A coral is about to die. It has spent well over a week at 6°C above normal water temperatures and it is growing weaker by the hour. The symbiotic zooxanthellae algae has already been expelled and it cannot take much more of the heat. Meanwhile its neighbor is also under heat stress and it too has bleached, but it is holding its own against the warm temperatures. It survives five additional weeks after its neighbor gave up and died. Scientists think they know why.
Researchers led by Paul Falkowski of Rutgers University and Dan Tchernov of the University of Haifa in Israel designed this exact experiment to understand why certain colonies of coral better handle the heat than other corals. In their experiment they subjected two different Red Sea corals, Seriatopora hystrix (birds nest) and Stylophora pistillata, to elevated water temperatures and monitored the levels of caspase in each coral colony. Caspase is an enzyme (cysteine protease) that plays a direct role in programmed cell death (apoptosis) and necrosis. The researchers hypothesized that the coral colonies that could handle the high temperatures better were able to somehow regulate the caspase activity levels within their tissue.
What they found was that corals that bleached and died showed a sharp increase in their caspase levels followed by programmed cell death where the coral tissue essentially “melted” off the skeleton.
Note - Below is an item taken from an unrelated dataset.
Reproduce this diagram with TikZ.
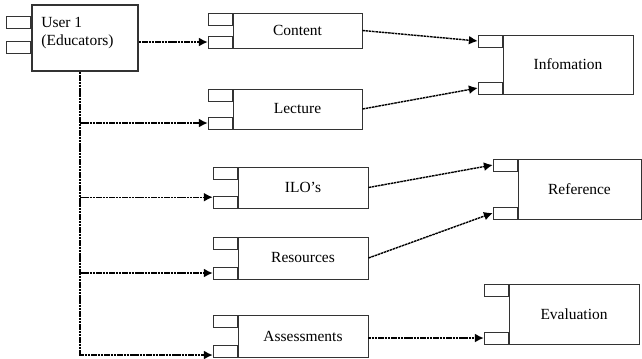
\documentclass[tikz,border=0pt]{standalone}
\usepackage{fontspec}
\setmainfont{Liberation Serif}
\usetikzlibrary{arrows.meta}
\begin{document}
\begin{tikzpicture}[x=0.025cm, y=-0.025cm, font=\fontsize{11}{12.5}\selectfont]
        \tikzstyle{block}=[draw=black!80, line width=0.6pt, inner sep=0pt];
        \tikzstyle{port}=[draw=black!80, line width=0.6pt, inner sep=0pt, minimum width=0.6cm, minimum height=0.3cm];
        \tikzstyle{link}=[line width=1pt, dash pattern=on 1.8pt off 0.5pt, -{Latex[length=2.2mm,width=2.2mm]}];
        \useasboundingbox (0,0) rectangle (642,358);

        \node[block, line width=1.2pt, minimum width=2.65cm, minimum height=1.65cm] (user) at (85,38) {};
        \node[anchor=north west, align=left, inner sep=0pt] (usertext) at ([xshift=0.25cm, yshift=-0.33cm]user.north west) {User 1\\(Educators)};
        \node[port, anchor=north east] (u1) at ([yshift=-0.3cm]user.north west) {};
        \node[port, anchor=south east] (u2) at ([yshift=0.45cm]user.south west) {};

        \node[block, minimum width=3.225cm, minimum height=0.875cm] (content) at (297.5,30.5) {Content};
        \node[port, anchor=north east] (c1) at (content.north west) {};
        \node[port, anchor=south east] (c2) at (content.south west) {};

        \node[block, minimum width=3.225cm, minimum height=1cm] (lecture) at (297.5,109) {Lecture};
        \node[port, anchor=north east] (l1) at (lecture.north west) {};
        \node[port, anchor=south east] (l2) at (lecture.south west) {};

        \node[block, minimum width=3.25cm, minimum height=1.025cm] (ilo) at (303,187.5) {ILO’s};
        \node[port, anchor=north east] (i1) at (ilo.north west) {};
        \node[port, anchor=south east] (i2) at (ilo.south west) {};

        \node[block, minimum width=3.25cm, minimum height=1.05cm] (res) at (303,258) {Resources};
        \node[port, anchor=north east] (r1) at (res.north west) {};
        \node[port, anchor=south east] (r2) at (res.south west) {};

        \node[block, minimum width=3.25cm, minimum height=1.05cm] (assess) at (303,336) {Assessments};
        \node[port, anchor=north east] (a1) at (assess.north west) {};
        \node[port, anchor=south east] (a2) at (assess.south west) {};

        \node[block, minimum width=3.25cm, minimum height=1.475cm] (info) at (568,64.5) {Infomation};
        \node[port, anchor=north east] (n1) at (info.north west) {};
        \node[port, anchor=south east] (n2) at (info.south west) {};

        \node[block, minimum width=3.075cm, minimum height=1.5cm] (ref) at (579.5,189) {Reference};
        \node[port, anchor=north east] (f1) at (ref.north west) {};
        \node[port, anchor=south east] (f2) at (ref.south west) {};

        \node[block, minimum width=3.25cm, minimum height=1.5cm] (eval) at (574,314) {Evaluation};
        \node[port, anchor=north east] (e1) at (eval.north west) {};
        \node[port, anchor=south east] (e2) at (eval.south west) {};

        \coordinate (trunk) at ([xshift=-0.125cm]user.south);
        \coordinate (aend) at ([yshift=-0.1cm]a2.west);
        \coordinate (iend) at ([yshift=0.12cm]i2.west);
        \draw[link] (user.east |- c2.west) -- (c2.west);
        \draw[link] (trunk) |- (aend);
        \draw[link] (trunk |- l2.west) -- (l2.west);
        \draw[link] (trunk |- iend) -- (iend);
        \draw[link] (trunk |- r2.west) -- (r2.west);

        \draw[link] (content.east) -- (n1.west);
        \draw[link] (lecture.east) -- (n2.west);
        \draw[link] (ilo.east) -- (f1.west);
        \draw[link] (res.east) -- (f2.west);
        \draw[link] (assess.east |- e2.west) -- (e2.west);
\end{tikzpicture}
\end{document}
Those corals that survived, however, showed a marked increase in caspase levels to a point and then the levels dropped. Following this discovery, the researchers subjected two other “wilting” coral species to identical circumstances but then treated them with a caspase inhibitor. The corals treated with the inhibitor survived.
“The coral’s survival depends upon whether its cells initiate a self-destruct program in response to its algae’s stress signals [and the] species that can stand the heat will likely be those that populate coral reefs of the future.”
While people cannot go out in a boat and dose large areas of the reef with caspase inhibitors, this research does help scientists better understand what is going on at the cellular level when a coral bleaches and dies.